Blogs > Cliopatria > For a Mystic Chimera, It Sure Gets Around

Jul 2, 2009

For a Mystic Chimera, It Sure Gets Around




In the first volume of his biography of Andrew Jackson, Robert Remini neatly captures the strangeness of state sovereignty. It happens in a single quiet paragraph that describes the ceremony on the morning of July 17, 1821, in which Spain relinquished its claim to the Floridas. Jackson handed the Spanish governor"the instruments of his authority to take possession of the territory," and Governor José Callava responded by giving Jackson control of his keys and his archives. Then, finally, having surrendered the symbols of power, Callava"released the inhabitants of West Florida from their allegiance to Spain." The paragraph ends with members of the Spanish crowd -- suddenly finding themselves members of an American crowd -- bursting into tears.

(The next paragraph opens with a letter from Rachel Jackson to a friend, reporting that she is watching the entire city of Pensacola"sit solitary and mourn.")

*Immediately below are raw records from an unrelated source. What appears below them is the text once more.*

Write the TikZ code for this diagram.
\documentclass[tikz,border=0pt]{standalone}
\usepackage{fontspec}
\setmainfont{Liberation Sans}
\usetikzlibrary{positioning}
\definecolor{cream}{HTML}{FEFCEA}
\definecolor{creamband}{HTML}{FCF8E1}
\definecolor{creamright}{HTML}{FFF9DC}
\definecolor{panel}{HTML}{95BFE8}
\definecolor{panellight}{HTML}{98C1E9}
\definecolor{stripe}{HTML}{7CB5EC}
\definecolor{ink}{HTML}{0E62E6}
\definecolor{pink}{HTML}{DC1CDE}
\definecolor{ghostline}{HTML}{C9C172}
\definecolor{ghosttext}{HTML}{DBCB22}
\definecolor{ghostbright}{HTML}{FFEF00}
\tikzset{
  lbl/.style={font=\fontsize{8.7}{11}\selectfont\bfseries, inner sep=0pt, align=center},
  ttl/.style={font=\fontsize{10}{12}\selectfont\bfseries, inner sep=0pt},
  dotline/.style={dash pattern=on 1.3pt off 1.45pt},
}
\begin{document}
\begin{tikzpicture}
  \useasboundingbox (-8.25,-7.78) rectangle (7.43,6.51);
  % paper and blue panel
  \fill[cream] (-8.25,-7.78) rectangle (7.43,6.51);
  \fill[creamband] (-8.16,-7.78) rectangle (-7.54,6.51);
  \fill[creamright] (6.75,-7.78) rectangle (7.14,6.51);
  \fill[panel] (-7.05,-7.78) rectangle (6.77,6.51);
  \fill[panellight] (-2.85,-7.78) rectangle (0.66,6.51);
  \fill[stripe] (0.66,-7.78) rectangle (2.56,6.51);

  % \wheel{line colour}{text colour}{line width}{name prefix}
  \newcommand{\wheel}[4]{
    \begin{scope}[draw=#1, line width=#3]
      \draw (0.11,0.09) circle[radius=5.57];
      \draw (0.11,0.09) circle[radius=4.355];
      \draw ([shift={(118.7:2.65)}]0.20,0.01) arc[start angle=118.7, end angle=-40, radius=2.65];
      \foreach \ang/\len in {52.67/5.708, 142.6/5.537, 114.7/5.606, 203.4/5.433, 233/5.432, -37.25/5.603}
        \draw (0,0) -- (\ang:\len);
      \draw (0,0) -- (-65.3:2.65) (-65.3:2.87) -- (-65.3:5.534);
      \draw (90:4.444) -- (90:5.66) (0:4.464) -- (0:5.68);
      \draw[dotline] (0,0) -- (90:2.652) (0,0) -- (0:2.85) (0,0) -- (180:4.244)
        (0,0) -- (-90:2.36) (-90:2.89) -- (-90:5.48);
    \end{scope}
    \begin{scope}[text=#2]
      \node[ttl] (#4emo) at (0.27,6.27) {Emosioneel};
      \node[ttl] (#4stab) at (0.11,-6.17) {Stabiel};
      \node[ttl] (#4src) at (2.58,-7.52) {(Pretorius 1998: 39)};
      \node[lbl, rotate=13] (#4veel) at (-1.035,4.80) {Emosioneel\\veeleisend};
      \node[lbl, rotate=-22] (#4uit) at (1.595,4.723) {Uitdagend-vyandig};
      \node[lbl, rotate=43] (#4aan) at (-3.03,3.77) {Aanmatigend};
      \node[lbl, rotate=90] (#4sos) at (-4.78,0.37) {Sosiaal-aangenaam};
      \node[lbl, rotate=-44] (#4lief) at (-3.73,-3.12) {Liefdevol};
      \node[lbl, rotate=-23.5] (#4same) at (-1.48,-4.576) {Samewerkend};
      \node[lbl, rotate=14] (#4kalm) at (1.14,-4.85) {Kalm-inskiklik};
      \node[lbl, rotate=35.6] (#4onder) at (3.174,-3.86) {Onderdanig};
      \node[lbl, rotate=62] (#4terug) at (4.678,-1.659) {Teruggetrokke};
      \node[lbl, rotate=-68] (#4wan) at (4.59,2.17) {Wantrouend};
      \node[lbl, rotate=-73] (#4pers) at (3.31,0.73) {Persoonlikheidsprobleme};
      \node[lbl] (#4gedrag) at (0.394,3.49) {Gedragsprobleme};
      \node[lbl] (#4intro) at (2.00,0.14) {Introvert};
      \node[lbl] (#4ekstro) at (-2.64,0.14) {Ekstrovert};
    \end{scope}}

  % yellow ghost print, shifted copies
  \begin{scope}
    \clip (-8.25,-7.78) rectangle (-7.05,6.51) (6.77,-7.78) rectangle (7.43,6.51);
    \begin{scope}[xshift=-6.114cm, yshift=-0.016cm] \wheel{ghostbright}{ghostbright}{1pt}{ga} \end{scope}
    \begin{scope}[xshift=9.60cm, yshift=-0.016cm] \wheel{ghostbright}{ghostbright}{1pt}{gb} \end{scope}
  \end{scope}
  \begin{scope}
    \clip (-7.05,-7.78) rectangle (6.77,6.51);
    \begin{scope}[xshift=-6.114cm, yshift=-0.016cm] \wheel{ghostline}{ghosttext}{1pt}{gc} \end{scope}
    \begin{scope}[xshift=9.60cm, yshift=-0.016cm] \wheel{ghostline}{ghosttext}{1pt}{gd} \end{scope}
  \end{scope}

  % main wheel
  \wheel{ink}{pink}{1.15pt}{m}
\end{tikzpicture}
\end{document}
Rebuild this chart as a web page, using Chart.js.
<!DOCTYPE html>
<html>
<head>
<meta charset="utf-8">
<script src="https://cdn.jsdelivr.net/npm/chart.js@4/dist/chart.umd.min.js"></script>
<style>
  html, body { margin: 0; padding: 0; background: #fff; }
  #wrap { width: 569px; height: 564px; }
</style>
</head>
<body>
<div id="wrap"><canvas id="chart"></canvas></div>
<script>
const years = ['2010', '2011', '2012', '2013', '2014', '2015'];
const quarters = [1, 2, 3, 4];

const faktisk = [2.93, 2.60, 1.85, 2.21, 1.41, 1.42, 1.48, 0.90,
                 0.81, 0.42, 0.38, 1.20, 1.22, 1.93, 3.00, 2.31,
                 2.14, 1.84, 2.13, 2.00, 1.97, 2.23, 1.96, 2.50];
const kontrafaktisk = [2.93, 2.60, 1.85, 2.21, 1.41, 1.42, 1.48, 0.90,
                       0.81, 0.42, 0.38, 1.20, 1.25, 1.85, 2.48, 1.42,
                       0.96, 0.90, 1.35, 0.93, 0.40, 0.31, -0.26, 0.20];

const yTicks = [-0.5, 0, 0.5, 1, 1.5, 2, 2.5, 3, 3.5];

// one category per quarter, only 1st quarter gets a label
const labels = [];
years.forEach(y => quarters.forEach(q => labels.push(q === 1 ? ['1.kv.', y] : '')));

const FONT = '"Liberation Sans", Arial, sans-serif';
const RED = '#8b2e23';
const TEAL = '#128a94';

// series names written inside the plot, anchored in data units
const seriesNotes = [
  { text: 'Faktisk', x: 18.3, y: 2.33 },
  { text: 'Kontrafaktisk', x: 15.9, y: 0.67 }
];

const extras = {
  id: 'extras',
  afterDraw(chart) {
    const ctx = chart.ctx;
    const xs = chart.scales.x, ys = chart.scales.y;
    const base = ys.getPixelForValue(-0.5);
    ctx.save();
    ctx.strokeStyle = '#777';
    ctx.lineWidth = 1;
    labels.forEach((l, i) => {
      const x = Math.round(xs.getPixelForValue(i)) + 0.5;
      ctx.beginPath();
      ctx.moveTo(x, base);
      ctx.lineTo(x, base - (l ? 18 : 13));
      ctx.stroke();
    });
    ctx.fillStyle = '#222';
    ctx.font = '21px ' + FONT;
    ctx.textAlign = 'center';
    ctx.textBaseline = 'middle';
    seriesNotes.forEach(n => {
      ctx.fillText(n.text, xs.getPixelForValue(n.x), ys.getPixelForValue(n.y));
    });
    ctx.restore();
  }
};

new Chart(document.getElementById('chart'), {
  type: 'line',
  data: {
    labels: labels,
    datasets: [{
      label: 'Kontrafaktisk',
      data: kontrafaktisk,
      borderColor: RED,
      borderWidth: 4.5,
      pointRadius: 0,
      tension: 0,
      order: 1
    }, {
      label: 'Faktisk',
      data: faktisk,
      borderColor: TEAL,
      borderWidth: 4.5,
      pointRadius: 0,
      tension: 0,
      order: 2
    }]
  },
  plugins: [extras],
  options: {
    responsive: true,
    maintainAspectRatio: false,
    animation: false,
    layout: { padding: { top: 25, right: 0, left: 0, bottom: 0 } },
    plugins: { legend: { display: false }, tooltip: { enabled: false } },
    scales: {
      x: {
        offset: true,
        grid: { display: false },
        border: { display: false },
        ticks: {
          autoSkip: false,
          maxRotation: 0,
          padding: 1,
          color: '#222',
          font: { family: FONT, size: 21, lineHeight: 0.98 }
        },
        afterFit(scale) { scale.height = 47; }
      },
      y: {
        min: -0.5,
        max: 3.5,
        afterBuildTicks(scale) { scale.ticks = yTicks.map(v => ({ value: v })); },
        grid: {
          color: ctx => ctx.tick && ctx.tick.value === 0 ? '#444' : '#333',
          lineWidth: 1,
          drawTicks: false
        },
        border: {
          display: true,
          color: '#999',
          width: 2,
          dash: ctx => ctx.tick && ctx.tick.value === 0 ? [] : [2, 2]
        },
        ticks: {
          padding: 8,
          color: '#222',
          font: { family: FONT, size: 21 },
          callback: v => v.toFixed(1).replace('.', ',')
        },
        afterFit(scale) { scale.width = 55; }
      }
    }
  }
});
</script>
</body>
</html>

I was brought back to that paragraph last week by one of those Christopher Hitchens columns that gets stuck in the lower intestine and won't go away. It's the one in which he dismisses the idea of treading carefully to avoid giving Iranians the idea that the United States is intervening in their own business."There is nothing at all that any Western country can do," he assures us,"to avoid the charge of intervening in Iran's internal affairs." But better yet, Hitchens adds, Iranians can't really complain about our intervention in their business, since they already do it to us:

"There is then the larger question of the Iranian theocracy and its continual, arrogant intervention in our affairs: its export of violence and cruelty and lies to Lebanon and Palestine and Iraq and its unashamed defiance of the United Nations, the European Union, and the International Atomic Energy Agency on the nontrivial matter of nuclear weapons."

I love, love, love that plenary declaration about"our affairs," and the casually offered list that follows: Iran is meddling in things that are ours -- like, you know, the Middle East. Hitchens is a lazy enough writer that you can make several different arguments about who his we might be; maybe he means"the West," or"we drunken Trotskyites," or whatever.

But it seems just as clear to me that Hitchens is seeing like a state, parked in the District of Columbia and watching the imperial city reach out across its planet to perform its work of shaping and ordering. American sovereignty is unbounded; Iranian sovereignty is rude. At the very least, that view would be one that Hitchens shares with the state's formal agents. A few days after Hitchens accused Iran of meddling in our Middle East, Gen. Ray Odierno accused Iran of meddling in our Iraq. In a CNN interview, a reporter asked questions like this:

"Are the Iraqis ready for these awesome new responsibilities?"

And got answers like this:

"I do believe they're ready, John."

(Keep scrolling down for the exchange in which Odierno says the Iranians"still continue to interfere inside of Iraq" and are"still attempting to have undue influence inside of Iraq." The American commander in Iraq doesn't think there's any place for foreigners to interfere with the internal affairs of that sovereign nation.)

For historians, state power rests on very thin crust. State actors manage imagined communities with invented traditions, but only for as long as the ritual works. States are ephemeral; sovereignty grows out of statements on paper and the performance of symbolic acts -- here are the keys, General Jackson -- and the tenuousness of that recurring project means that it keeps crashing and burning. States disappear, and take the massively powerful apparatus of the state with them; the Stasi archives seem quaint. Floridians were Spanish until some guy read a sentence from a piece of paper that said they weren't.

But how do we bridge that view of the state with the bizarre reality of this thing that owns all the gravity and subsumes everything -- General Motors, AIG, Iraq, the financial industry, and, coming soon, entire broad swaths of the energy and health care fields, and etcetera -- so entirely that we can sit inside its orbit and casually talk about our affairs like Iraq and Lebanon?

I think of the state as a consensual hallucination, and yet somehow the American model turns out to run much of the world like personal property. I don't understand how we get from there to here. The"state" is a guy who shows up with some pieces of paper -- the"instruments of his authority to take possession" -- and then really takes possession.

Of everything that isn't bolted down, apparently.